Problem details: Each line below should be quoted exactly, please.
——————
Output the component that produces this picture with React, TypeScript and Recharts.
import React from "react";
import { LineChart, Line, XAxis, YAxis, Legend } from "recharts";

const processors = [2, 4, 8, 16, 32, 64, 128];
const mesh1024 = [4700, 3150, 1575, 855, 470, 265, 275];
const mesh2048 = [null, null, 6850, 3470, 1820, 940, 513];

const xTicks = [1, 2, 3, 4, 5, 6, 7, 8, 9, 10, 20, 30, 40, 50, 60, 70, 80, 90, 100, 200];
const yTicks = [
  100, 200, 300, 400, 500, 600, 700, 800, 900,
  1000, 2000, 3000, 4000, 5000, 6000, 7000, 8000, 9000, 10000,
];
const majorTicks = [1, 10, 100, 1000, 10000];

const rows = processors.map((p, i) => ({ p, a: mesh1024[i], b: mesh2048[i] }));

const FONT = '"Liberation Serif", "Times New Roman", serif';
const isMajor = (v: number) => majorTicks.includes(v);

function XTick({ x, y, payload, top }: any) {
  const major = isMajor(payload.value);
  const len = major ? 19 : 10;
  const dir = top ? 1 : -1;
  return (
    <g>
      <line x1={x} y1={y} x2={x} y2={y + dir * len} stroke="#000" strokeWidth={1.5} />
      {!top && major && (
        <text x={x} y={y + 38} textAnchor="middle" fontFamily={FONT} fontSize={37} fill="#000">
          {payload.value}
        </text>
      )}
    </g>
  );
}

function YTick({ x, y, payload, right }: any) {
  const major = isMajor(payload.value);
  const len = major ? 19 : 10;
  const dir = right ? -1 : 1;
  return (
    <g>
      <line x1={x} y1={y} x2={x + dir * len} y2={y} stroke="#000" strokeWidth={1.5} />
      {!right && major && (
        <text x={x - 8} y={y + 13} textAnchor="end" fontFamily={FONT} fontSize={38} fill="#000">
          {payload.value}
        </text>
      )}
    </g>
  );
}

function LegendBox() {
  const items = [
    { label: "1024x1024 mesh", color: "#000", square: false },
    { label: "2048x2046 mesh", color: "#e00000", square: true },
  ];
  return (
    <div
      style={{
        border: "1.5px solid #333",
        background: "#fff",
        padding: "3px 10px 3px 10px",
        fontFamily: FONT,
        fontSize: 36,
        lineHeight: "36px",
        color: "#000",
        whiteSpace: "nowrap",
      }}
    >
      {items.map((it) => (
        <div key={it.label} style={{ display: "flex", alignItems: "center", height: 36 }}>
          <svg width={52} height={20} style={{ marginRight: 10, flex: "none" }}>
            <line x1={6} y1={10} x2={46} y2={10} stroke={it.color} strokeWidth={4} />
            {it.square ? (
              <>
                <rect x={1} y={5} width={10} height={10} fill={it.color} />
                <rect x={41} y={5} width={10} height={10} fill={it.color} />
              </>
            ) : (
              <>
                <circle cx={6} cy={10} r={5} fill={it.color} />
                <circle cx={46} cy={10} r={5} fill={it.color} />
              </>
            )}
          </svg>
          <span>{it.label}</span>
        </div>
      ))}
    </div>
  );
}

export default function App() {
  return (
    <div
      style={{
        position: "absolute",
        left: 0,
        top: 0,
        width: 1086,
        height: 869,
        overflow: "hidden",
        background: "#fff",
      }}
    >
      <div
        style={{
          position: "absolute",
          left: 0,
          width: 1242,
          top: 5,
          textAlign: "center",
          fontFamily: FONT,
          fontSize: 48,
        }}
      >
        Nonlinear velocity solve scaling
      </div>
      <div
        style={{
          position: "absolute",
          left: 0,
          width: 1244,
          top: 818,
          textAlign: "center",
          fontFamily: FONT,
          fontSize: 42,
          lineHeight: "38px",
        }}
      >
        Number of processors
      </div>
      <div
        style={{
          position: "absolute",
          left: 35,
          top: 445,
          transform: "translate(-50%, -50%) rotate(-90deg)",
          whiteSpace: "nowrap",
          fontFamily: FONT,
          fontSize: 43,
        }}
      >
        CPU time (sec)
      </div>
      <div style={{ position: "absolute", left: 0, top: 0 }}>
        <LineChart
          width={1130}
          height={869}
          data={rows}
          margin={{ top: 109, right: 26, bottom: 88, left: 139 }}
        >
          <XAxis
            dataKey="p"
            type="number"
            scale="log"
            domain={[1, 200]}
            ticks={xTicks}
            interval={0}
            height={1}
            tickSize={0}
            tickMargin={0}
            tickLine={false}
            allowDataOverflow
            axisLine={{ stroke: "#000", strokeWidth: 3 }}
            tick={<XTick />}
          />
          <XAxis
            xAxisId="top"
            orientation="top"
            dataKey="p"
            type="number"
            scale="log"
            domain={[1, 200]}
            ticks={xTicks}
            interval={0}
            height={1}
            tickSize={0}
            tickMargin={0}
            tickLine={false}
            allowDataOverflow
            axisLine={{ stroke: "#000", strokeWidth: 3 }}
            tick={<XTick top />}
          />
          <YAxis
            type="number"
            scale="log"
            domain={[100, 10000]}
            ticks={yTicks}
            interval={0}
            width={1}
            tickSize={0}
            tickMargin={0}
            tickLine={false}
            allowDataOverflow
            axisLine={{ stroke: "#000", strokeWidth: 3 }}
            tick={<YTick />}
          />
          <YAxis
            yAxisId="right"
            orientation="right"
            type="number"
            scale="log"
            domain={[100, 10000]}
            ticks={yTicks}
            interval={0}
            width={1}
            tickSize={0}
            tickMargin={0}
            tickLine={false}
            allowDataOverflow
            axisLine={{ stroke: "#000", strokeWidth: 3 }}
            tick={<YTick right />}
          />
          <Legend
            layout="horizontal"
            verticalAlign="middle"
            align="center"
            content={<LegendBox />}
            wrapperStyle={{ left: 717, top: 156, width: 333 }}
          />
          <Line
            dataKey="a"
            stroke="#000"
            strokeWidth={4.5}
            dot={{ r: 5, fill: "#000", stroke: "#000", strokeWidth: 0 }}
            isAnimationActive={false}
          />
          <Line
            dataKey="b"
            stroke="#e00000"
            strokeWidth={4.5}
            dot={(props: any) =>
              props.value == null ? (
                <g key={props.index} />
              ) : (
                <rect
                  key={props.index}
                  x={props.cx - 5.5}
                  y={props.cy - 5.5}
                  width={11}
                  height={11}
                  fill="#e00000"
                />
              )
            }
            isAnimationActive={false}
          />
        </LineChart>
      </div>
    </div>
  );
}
——————
Solution for this task:
Output the component that produces this picture with React, TypeScript and Recharts.
import React from "react";
import { LineChart, Line, XAxis, YAxis, Legend } from "recharts";

const processors = [2, 4, 8, 16, 32, 64, 128];
const mesh1024 = [4700, 3150, 1575, 855, 470, 265, 275];
const mesh2048 = [null, null, 6850, 3470, 1820, 940, 513];

const xTicks = [1, 2, 3, 4, 5, 6, 7, 8, 9, 10, 20, 30, 40, 50, 60, 70, 80, 90, 100, 200];
const yTicks = [
  100, 200, 300, 400, 500, 600, 700, 800, 900,
  1000, 2000, 3000, 4000, 5000, 6000, 7000, 8000, 9000, 10000,
];
const majorTicks = [1, 10, 100, 1000, 10000];

const rows = processors.map((p, i) => ({ p, a: mesh1024[i], b: mesh2048[i] }));

const FONT = '"Liberation Serif", "Times New Roman", serif';
const isMajor = (v: number) => majorTicks.includes(v);

function XTick({ x, y, payload, top }: any) {
  const major = isMajor(payload.value);
  const len = major ? 19 : 10;
  const dir = top ? 1 : -1;
  return (
    <g>
      <line x1={x} y1={y} x2={x} y2={y + dir * len} stroke="#000" strokeWidth={1.5} />
      {!top && major && (
        <text x={x} y={y + 38} textAnchor="middle" fontFamily={FONT} fontSize={37} fill="#000">
          {payload.value}
        </text>
      )}
    </g>
  );
}

function YTick({ x, y, payload, right }: any) {
  const major = isMajor(payload.value);
  const len = major ? 19 : 10;
  const dir = right ? -1 : 1;
  return (
    <g>
      <line x1={x} y1={y} x2={x + dir * len} y2={y} stroke="#000" strokeWidth={1.5} />
      {!right && major && (
        <text x={x - 8} y={y + 13} textAnchor="end" fontFamily={FONT} fontSize={38} fill="#000">
          {payload.value}
        </text>
      )}
    </g>
  );
}

function LegendBox() {
  const items = [
    { label: "1024x1024 mesh", color: "#000", square: false },
    { label: "2048x2046 mesh", color: "#e00000", square: true },
  ];
  return (
    <div
      style={{
        border: "1.5px solid #333",
        background: "#fff",
        padding: "3px 10px 3px 10px",
        fontFamily: FONT,
        fontSize: 36,
        lineHeight: "36px",
        color: "#000",
        whiteSpace: "nowrap",
      }}
    >
      {items.map((it) => (
        <div key={it.label} style={{ display: "flex", alignItems: "center", height: 36 }}>
          <svg width={52} height={20} style={{ marginRight: 10, flex: "none" }}>
            <line x1={6} y1={10} x2={46} y2={10} stroke={it.color} strokeWidth={4} />
            {it.square ? (
              <>
                <rect x={1} y={5} width={10} height={10} fill={it.color} />
                <rect x={41} y={5} width={10} height={10} fill={it.color} />
              </>
            ) : (
              <>
                <circle cx={6} cy={10} r={5} fill={it.color} />
                <circle cx={46} cy={10} r={5} fill={it.color} />
              </>
            )}
          </svg>
          <span>{it.label}</span>
        </div>
      ))}
    </div>
  );
}

export default function App() {
  return (
    <div
      style={{
        position: "absolute",
        left: 0,
        top: 0,
        width: 1086,
        height: 869,
        overflow: "hidden",
        background: "#fff",
      }}
    >
      <div
        style={{
          position: "absolute",
          left: 0,
          width: 1242,
          top: 5,
          textAlign: "center",
          fontFamily: FONT,
          fontSize: 48,
        }}
      >
        Nonlinear velocity solve scaling
      </div>
      <div
        style={{
          position: "absolute",
          left: 0,
          width: 1244,
          top: 818,
          textAlign: "center",
          fontFamily: FONT,
          fontSize: 42,
          lineHeight: "38px",
        }}
      >
        Number of processors
      </div>
      <div
        style={{
          position: "absolute",
          left: 35,
          top: 445,
          transform: "translate(-50%, -50%) rotate(-90deg)",
          whiteSpace: "nowrap",
          fontFamily: FONT,
          fontSize: 43,
        }}
      >
        CPU time (sec)
      </div>
      <div style={{ position: "absolute", left: 0, top: 0 }}>
        <LineChart
          width={1130}
          height={869}
          data={rows}
          margin={{ top: 109, right: 26, bottom: 88, left: 139 }}
        >
          <XAxis
            dataKey="p"
            type="number"
            scale="log"
            domain={[1, 200]}
            ticks={xTicks}
            interval={0}
            height={1}
            tickSize={0}
            tickMargin={0}
            tickLine={false}
            allowDataOverflow
            axisLine={{ stroke: "#000", strokeWidth: 3 }}
            tick={<XTick />}
          />
          <XAxis
            xAxisId="top"
            orientation="top"
            dataKey="p"
            type="number"
            scale="log"
            domain={[1, 200]}
            ticks={xTicks}
            interval={0}
            height={1}
            tickSize={0}
            tickMargin={0}
            tickLine={false}
            allowDataOverflow
            axisLine={{ stroke: "#000", strokeWidth: 3 }}
            tick={<XTick top />}
          />
          <YAxis
            type="number"
            scale="log"
            domain={[100, 10000]}
            ticks={yTicks}
            interval={0}
            width={1}
            tickSize={0}
            tickMargin={0}
            tickLine={false}
            allowDataOverflow
            axisLine={{ stroke: "#000", strokeWidth: 3 }}
            tick={<YTick />}
          />
          <YAxis
            yAxisId="right"
            orientation="right"
            type="number"
            scale="log"
            domain={[100, 10000]}
            ticks={yTicks}
            interval={0}
            width={1}
            tickSize={0}
            tickMargin={0}
            tickLine={false}
            allowDataOverflow
            axisLine={{ stroke: "#000", strokeWidth: 3 }}
            tick={<YTick right />}
          />
          <Legend
            layout="horizontal"
            verticalAlign="middle"
            align="center"
            content={<LegendBox />}
            wrapperStyle={{ left: 717, top: 156, width: 333 }}
          />
          <Line
            dataKey="a"
            stroke="#000"
            strokeWidth={4.5}
            dot={{ r: 5, fill: "#000", stroke: "#000", strokeWidth: 0 }}
            isAnimationActive={false}
          />
          <Line
            dataKey="b"
            stroke="#e00000"
            strokeWidth={4.5}
            dot={(props: any) =>
              props.value == null ? (
                <g key={props.index} />
              ) : (
                <rect
                  key={props.index}
                  x={props.cx - 5.5}
                  y={props.cy - 5.5}
                  width={11}
                  height={11}
                  fill="#e00000"
                />
              )
            }
            isAnimationActive={false}
          />
        </LineChart>
      </div>
    </div>
  );
}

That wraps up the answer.